The declaration came straight from Kane Brown himself. Sharing a quiet, unseen photo with his wife, Katelyn Brown, he paired the image with an emotional confession that immediately set fans buzzing. “I love my next single (Woman) so much I could cry listening to it,” he wrote. “Certified fn smash. Never been so sure of a song.”
For an artist who rarely overstates anything, the phrasing landed like a Valentine’s bombshell.
The track, titled “Woman,” is expected to arrive during Valentine’s week and is already being described by insiders as Brown’s most personal song to date—a solo love letter that strips away radio formulas in favor of raw devotion. Unlike “Thank God,” the chart-topping duet he recorded with Katelyn in 2022, this song reportedly centers entirely on Brown’s perspective: a husband reflecting on partnership, parenthood, and gratitude earned through growth rather than fantasy.
It’s a notable pivot back to the storytelling instincts that first launched his career. Songs like “Heaven” and “What Ifs” didn’t dominate because they were flashy—they resonated because they felt lived-in. According to early whispers from within the industry, “Woman” leans even further into that emotional honesty, trading arena-ready hooks for something quieter and heavier. The kind of track that becomes a wedding staple not through marketing, but through meaning.
The timing matters, too. Brown released his fourth studio album, The High Road, in January 2025, a project packed with collaborations and high-energy moments, including genre-blending tracks like “Miles On It” with Marshmello. “Woman,” by contrast, is being framed as the emotional reset button—the first glimpse of a more introspective era he plans to explore throughout 2026.
That year is already shaping up to be pivotal for the Brown family.

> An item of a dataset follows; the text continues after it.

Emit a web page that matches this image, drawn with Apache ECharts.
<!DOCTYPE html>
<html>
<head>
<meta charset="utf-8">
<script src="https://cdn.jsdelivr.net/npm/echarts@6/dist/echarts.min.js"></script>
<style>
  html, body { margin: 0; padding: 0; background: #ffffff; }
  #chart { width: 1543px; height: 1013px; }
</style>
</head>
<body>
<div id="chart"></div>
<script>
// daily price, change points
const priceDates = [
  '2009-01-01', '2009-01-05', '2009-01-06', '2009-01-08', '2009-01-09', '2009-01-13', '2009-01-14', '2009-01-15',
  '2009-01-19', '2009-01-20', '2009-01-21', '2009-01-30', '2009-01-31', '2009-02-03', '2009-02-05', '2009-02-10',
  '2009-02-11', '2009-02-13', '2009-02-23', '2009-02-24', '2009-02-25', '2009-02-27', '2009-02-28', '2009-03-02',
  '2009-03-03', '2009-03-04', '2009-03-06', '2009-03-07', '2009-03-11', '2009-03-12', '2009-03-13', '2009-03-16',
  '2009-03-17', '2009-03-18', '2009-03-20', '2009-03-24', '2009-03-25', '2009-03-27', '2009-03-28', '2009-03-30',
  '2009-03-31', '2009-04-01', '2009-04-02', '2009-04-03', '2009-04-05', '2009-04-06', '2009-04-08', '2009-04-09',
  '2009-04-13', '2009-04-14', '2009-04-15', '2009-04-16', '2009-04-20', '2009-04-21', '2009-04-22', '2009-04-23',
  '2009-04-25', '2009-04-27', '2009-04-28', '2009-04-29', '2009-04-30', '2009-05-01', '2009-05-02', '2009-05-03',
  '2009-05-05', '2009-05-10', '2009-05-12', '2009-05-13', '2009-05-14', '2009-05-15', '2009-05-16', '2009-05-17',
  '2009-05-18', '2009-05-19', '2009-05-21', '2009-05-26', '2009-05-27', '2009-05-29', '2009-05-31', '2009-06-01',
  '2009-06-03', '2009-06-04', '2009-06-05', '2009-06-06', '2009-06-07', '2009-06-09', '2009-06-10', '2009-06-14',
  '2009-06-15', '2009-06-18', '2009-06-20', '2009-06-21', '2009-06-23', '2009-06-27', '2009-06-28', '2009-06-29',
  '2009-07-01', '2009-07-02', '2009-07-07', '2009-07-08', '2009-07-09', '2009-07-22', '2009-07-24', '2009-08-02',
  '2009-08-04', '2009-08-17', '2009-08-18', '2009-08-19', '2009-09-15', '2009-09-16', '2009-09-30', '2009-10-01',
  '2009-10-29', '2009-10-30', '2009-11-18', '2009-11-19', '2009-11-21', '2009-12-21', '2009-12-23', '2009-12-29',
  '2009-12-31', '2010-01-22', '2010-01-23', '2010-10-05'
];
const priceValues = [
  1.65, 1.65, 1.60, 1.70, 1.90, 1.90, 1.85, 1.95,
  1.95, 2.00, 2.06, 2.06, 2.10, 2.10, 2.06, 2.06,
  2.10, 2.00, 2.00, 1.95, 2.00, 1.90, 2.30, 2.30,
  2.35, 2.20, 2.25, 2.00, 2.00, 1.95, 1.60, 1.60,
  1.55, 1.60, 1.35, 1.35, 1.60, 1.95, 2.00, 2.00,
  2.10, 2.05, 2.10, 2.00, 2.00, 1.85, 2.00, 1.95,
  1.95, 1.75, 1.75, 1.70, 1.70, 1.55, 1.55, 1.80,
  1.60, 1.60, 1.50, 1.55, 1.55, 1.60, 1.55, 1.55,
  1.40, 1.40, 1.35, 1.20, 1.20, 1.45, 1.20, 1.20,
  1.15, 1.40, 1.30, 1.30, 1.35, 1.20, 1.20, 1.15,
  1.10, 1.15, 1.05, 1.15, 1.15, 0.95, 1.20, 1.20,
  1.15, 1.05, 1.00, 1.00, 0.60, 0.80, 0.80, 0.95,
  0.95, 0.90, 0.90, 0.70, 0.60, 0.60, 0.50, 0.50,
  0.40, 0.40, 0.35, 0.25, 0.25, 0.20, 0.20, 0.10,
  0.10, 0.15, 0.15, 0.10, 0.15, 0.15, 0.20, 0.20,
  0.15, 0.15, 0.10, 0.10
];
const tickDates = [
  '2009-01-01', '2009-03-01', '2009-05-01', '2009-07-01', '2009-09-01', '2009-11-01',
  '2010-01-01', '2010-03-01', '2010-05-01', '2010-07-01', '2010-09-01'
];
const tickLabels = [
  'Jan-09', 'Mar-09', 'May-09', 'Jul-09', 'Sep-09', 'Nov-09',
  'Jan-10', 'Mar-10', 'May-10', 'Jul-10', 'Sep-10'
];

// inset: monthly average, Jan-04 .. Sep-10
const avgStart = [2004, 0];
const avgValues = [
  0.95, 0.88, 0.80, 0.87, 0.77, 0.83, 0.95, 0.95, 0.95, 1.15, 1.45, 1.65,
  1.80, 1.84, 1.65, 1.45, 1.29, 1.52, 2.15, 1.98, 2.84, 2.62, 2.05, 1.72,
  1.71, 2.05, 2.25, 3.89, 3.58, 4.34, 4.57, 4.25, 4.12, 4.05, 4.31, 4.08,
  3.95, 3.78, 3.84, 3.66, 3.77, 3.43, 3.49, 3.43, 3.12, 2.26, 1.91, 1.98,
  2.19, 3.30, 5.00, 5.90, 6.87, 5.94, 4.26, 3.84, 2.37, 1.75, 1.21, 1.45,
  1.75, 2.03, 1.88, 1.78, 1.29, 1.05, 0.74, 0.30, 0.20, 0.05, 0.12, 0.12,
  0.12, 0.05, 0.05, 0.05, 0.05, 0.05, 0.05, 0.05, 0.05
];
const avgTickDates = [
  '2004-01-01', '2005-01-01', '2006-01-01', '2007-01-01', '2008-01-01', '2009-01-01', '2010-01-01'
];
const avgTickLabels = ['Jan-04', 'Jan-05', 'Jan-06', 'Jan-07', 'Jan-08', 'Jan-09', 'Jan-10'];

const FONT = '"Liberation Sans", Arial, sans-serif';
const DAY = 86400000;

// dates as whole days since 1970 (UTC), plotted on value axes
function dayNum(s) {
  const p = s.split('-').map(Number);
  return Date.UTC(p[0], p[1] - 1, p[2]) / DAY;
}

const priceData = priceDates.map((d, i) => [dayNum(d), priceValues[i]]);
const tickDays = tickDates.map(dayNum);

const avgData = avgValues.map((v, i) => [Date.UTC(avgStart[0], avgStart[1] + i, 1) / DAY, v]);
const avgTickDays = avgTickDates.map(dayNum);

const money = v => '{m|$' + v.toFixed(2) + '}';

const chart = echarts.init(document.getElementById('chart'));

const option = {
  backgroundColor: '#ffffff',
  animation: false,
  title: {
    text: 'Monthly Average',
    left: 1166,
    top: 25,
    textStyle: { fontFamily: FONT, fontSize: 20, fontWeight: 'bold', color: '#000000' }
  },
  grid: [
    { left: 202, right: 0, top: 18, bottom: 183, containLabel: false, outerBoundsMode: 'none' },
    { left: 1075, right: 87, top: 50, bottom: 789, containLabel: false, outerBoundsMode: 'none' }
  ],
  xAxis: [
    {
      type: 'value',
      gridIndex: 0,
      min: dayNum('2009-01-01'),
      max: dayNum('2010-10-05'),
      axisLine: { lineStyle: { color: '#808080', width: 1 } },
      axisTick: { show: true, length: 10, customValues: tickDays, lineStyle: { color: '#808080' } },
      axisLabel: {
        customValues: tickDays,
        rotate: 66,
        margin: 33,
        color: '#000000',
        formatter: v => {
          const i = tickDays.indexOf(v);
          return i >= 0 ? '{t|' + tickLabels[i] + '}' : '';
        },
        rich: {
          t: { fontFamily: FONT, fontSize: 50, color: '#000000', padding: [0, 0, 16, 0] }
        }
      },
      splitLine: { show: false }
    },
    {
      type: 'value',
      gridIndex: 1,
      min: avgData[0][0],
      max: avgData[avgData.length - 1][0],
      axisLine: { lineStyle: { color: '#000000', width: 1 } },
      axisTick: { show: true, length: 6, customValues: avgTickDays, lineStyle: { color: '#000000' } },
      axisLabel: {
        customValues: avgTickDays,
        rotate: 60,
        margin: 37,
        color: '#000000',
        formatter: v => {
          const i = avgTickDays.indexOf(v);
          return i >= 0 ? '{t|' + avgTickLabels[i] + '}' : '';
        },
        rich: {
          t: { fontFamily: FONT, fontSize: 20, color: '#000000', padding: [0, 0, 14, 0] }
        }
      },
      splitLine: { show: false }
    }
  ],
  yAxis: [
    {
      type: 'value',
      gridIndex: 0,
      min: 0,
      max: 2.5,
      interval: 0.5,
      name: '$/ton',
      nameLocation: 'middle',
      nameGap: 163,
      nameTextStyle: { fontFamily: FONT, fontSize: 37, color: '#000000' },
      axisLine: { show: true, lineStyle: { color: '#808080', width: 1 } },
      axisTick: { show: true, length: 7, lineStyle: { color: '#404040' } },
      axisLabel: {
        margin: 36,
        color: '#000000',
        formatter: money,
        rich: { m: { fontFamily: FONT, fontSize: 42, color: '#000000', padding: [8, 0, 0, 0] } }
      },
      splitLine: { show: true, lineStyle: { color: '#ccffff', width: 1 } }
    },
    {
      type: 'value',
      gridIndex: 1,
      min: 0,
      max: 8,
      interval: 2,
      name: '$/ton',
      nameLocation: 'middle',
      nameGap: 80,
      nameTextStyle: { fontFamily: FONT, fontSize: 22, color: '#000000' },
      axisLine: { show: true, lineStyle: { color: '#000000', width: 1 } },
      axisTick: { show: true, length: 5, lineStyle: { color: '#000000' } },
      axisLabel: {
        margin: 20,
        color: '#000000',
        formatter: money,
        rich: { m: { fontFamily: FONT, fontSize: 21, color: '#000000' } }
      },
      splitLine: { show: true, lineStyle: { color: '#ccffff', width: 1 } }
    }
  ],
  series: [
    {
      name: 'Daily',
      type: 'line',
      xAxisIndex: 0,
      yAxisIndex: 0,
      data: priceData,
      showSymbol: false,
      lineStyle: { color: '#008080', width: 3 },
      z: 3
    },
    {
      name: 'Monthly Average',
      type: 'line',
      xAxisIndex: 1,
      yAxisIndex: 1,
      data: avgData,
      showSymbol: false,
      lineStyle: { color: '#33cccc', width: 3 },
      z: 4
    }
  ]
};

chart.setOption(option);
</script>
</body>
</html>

Fresh off executive-producing the Lifetime film Thank God: Christmas at Keller Ranch, inspired by their duet, Kane and Katelyn have quietly become one of country music’s most visible modern partnerships. Brown has also hinted at loosening his dependence on traditional label schedules, choosing instead to release music when it feels right—romantically and creatively.
If “Woman” lands the way Brown believes it will, it could very well redefine his catalog. Declaring a song your favorite after a decade of hits is a bold move. But Brown sounds unshakable.
For an artist who’s climbed every chart imaginable, it seems the song he’s most proud of isn’t about success at all—it’s about the person who’s been there to share it.